*Exercise:*
Search the listing for "chart" and copy every line where it appears.

>> BEGIN Material for this task

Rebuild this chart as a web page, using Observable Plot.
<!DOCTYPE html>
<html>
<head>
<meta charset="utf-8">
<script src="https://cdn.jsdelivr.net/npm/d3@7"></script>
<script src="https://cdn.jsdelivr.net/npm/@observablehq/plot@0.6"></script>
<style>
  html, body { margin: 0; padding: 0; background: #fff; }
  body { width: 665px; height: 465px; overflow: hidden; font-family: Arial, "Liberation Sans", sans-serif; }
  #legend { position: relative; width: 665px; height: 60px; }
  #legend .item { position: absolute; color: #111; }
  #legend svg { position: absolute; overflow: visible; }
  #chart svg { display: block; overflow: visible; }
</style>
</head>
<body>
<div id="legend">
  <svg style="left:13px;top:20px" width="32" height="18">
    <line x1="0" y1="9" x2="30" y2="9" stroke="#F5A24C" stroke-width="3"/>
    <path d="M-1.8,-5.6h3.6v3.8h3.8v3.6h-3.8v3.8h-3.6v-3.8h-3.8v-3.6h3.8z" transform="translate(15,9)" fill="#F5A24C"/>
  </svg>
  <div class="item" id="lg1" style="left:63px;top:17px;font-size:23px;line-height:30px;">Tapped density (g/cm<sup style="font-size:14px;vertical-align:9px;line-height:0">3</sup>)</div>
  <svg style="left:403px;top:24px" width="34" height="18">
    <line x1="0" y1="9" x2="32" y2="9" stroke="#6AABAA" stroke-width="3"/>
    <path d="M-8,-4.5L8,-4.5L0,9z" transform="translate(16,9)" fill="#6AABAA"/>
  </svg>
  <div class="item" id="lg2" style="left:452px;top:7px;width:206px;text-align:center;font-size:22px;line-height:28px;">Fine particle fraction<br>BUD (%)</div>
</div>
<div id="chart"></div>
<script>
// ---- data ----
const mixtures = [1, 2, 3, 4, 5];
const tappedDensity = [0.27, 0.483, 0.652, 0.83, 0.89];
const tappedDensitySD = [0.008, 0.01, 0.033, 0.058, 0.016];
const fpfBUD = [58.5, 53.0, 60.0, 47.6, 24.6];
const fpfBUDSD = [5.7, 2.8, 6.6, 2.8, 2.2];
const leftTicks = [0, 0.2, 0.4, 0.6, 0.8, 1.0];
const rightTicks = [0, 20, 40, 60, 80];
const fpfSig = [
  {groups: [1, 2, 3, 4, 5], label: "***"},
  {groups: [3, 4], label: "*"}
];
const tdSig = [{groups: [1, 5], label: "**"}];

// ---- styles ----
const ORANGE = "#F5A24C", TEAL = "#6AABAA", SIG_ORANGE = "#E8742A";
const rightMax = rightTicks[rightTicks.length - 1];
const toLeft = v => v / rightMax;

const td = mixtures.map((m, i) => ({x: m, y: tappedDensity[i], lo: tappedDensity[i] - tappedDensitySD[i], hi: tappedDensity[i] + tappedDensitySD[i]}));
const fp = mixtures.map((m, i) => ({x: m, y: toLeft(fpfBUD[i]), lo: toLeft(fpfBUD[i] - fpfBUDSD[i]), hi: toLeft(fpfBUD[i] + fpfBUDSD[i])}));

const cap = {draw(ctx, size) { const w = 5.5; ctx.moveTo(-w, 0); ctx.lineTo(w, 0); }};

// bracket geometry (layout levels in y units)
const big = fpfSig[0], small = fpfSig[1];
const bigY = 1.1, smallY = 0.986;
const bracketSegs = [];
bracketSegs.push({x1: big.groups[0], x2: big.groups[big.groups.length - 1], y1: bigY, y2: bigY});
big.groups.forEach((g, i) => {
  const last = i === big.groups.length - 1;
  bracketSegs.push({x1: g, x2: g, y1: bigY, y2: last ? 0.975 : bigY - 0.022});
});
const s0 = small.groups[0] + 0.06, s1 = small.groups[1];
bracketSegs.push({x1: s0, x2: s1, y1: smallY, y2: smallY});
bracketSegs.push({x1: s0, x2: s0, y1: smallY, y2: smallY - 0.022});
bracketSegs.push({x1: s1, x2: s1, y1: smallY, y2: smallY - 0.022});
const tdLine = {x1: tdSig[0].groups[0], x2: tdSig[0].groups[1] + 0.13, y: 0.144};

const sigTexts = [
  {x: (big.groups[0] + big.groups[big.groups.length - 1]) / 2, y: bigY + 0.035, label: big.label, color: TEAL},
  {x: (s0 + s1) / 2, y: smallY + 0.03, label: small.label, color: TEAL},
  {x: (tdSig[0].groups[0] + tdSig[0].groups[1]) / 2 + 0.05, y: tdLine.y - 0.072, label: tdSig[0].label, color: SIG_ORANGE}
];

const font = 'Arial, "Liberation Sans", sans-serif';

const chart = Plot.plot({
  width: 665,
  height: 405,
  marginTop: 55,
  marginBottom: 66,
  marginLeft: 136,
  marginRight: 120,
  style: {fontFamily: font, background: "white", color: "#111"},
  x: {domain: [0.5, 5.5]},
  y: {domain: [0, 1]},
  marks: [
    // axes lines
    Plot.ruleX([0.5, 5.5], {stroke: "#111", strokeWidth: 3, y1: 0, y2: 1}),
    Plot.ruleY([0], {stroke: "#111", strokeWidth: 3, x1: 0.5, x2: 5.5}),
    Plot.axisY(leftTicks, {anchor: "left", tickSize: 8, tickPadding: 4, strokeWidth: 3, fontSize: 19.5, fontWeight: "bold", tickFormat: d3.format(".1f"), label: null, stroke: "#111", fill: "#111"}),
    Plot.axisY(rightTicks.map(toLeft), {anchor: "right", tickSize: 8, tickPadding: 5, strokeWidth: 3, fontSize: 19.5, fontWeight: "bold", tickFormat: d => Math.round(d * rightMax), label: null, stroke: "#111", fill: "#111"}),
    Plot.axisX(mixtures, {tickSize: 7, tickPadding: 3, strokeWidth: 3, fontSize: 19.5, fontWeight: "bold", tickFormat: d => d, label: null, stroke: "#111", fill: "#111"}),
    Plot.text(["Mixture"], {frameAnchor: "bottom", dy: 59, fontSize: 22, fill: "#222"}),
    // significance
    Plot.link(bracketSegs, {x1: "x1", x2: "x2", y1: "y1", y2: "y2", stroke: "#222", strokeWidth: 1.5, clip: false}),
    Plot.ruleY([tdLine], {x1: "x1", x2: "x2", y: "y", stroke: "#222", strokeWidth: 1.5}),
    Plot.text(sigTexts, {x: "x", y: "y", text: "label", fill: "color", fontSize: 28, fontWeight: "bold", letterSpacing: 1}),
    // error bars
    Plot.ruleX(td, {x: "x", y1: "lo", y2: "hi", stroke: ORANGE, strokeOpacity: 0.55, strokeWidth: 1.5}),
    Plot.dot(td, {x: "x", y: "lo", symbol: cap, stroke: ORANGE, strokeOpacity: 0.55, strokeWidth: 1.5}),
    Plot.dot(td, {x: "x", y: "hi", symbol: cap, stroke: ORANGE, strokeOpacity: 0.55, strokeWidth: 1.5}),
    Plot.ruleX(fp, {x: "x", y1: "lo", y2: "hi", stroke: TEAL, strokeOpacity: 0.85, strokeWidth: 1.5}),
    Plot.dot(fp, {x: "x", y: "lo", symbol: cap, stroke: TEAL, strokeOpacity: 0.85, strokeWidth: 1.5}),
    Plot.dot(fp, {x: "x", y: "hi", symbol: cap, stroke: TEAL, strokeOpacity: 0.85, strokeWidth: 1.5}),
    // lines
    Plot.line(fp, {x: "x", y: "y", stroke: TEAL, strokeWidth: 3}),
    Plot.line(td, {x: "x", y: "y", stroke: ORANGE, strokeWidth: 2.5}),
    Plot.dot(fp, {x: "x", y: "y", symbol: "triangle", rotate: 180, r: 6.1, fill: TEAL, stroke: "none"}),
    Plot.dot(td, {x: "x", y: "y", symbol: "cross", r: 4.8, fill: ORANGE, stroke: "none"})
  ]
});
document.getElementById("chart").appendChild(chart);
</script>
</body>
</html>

>> END Material for this task
>> BEGIN Material for this task

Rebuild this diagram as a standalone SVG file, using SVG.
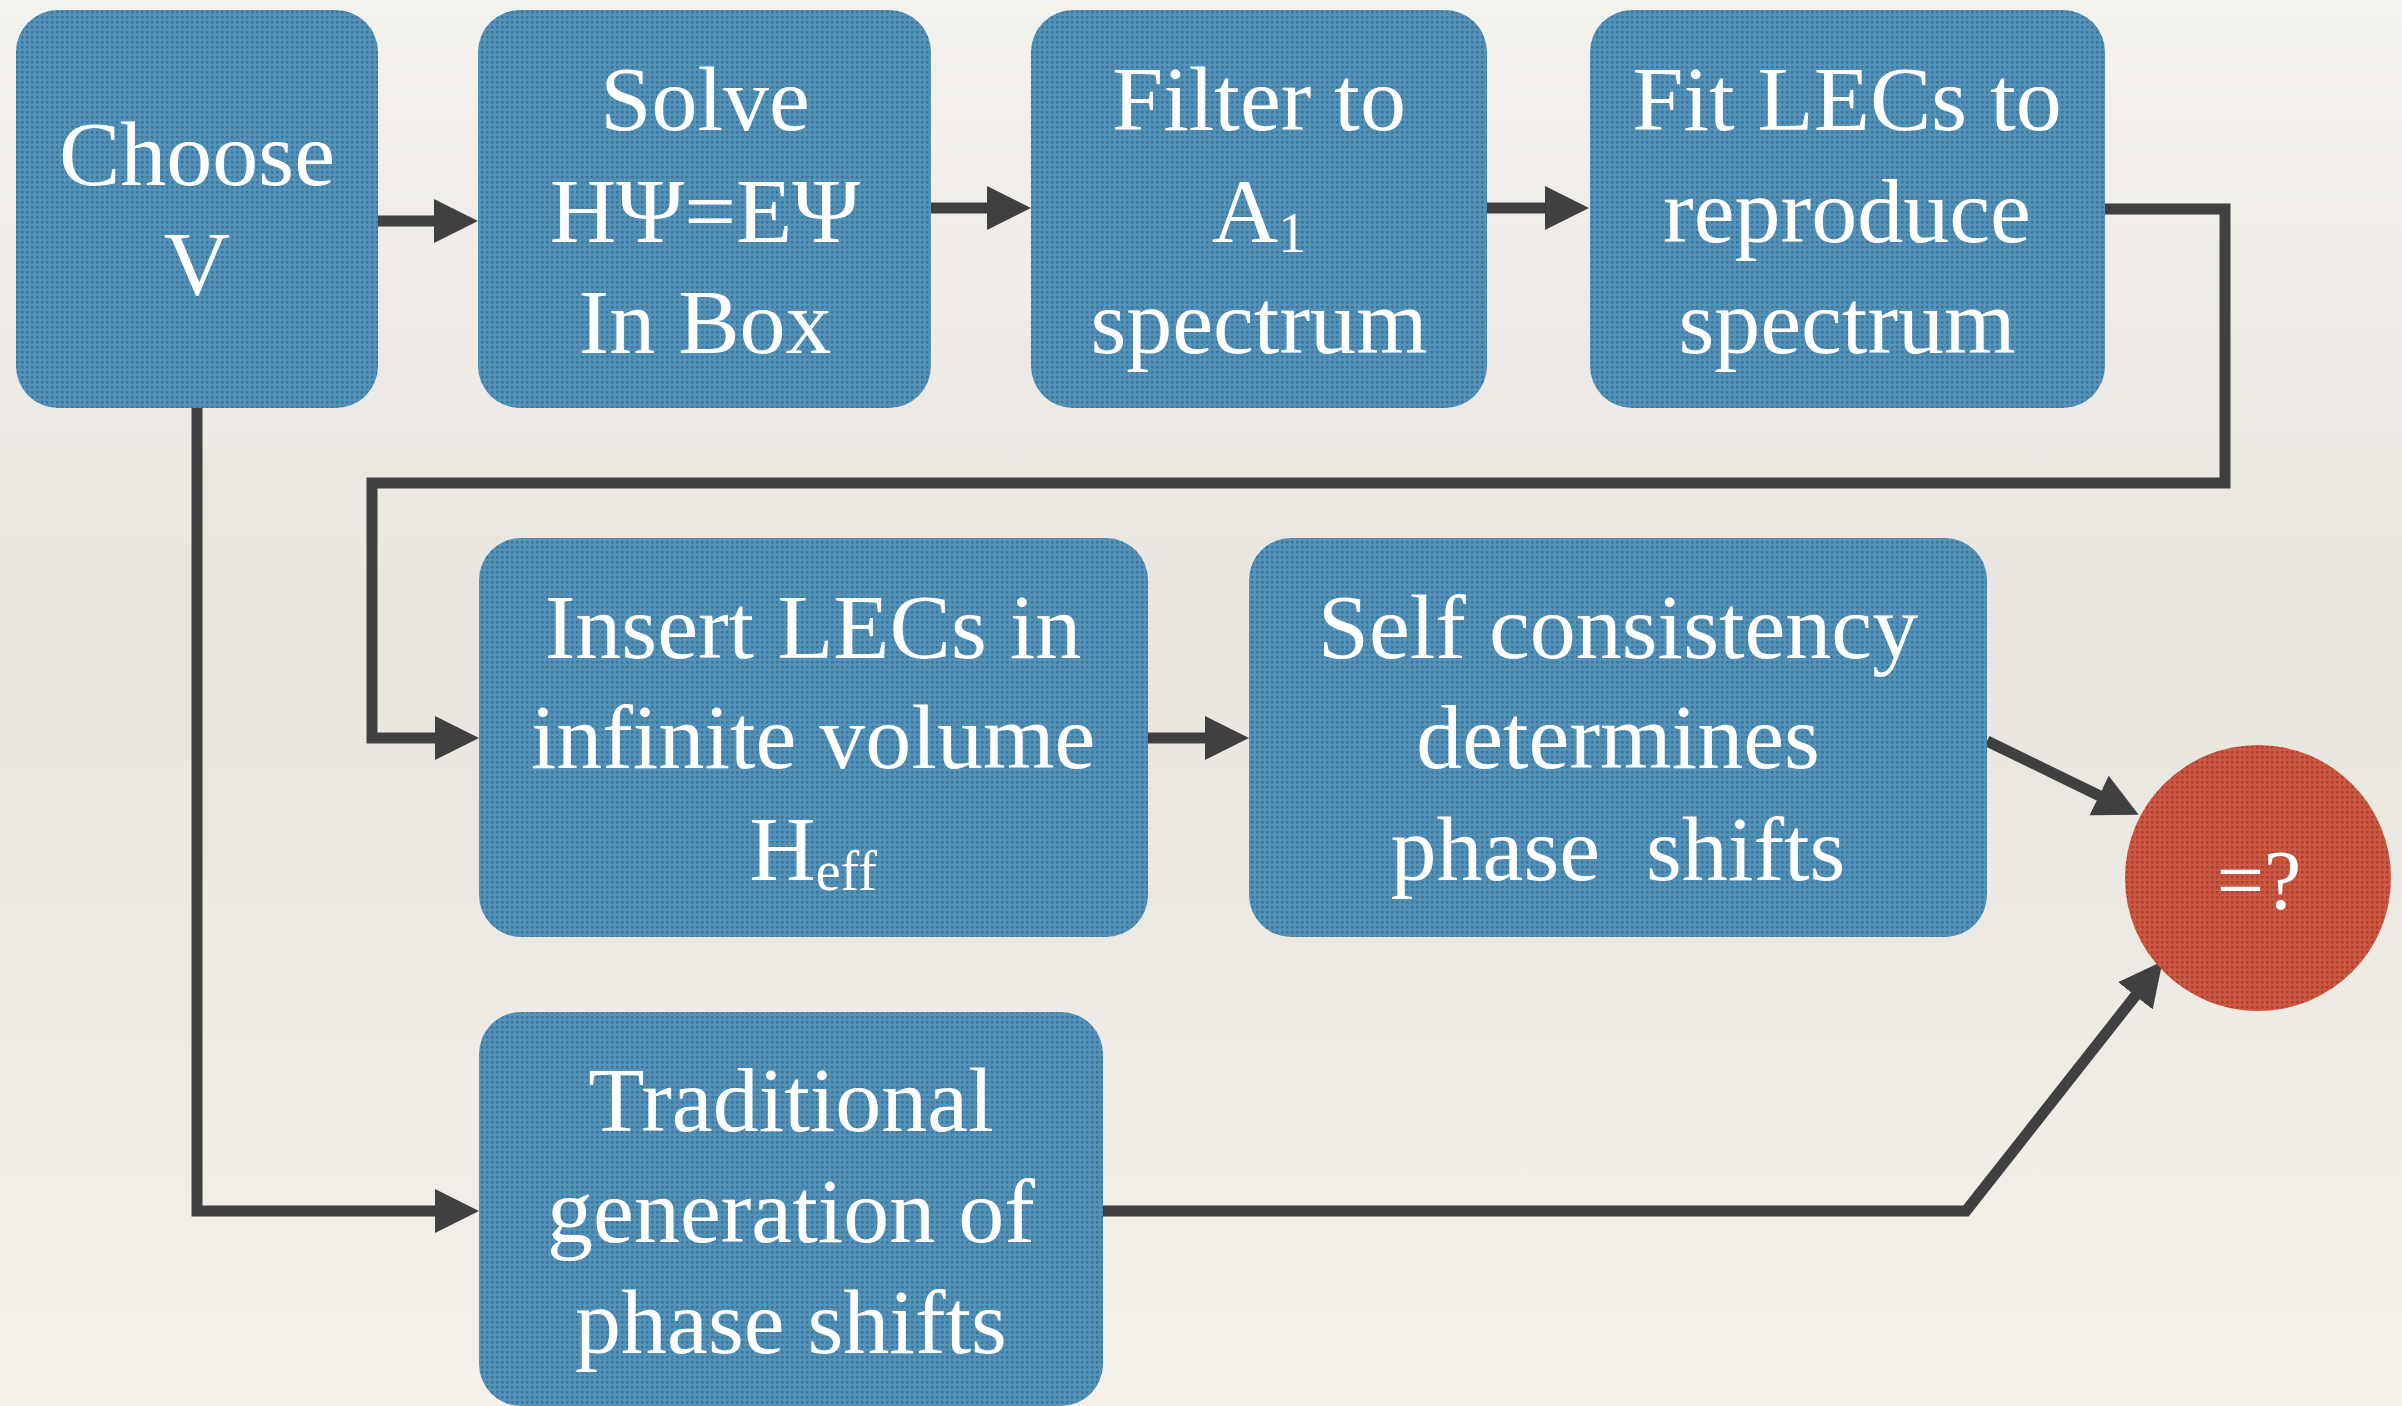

>> END Material for this task
>> BEGIN Material for this task

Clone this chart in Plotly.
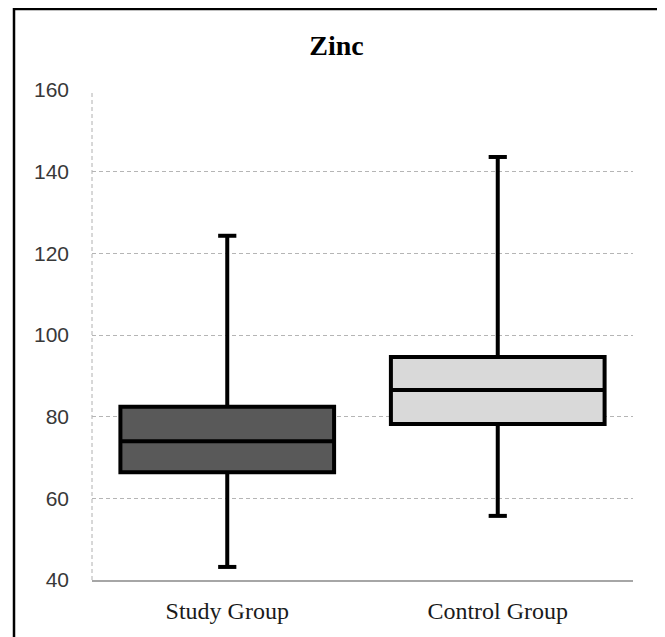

>> END Material for this task

*In response:*
Rebuild this chart as a web page, using Observable Plot.
  #chart svg { display: block; overflow: visible; }
<div id="chart"></div>
const chart = Plot.plot({
document.getElementById("chart").appendChild(chart);
Clone this chart in Plotly.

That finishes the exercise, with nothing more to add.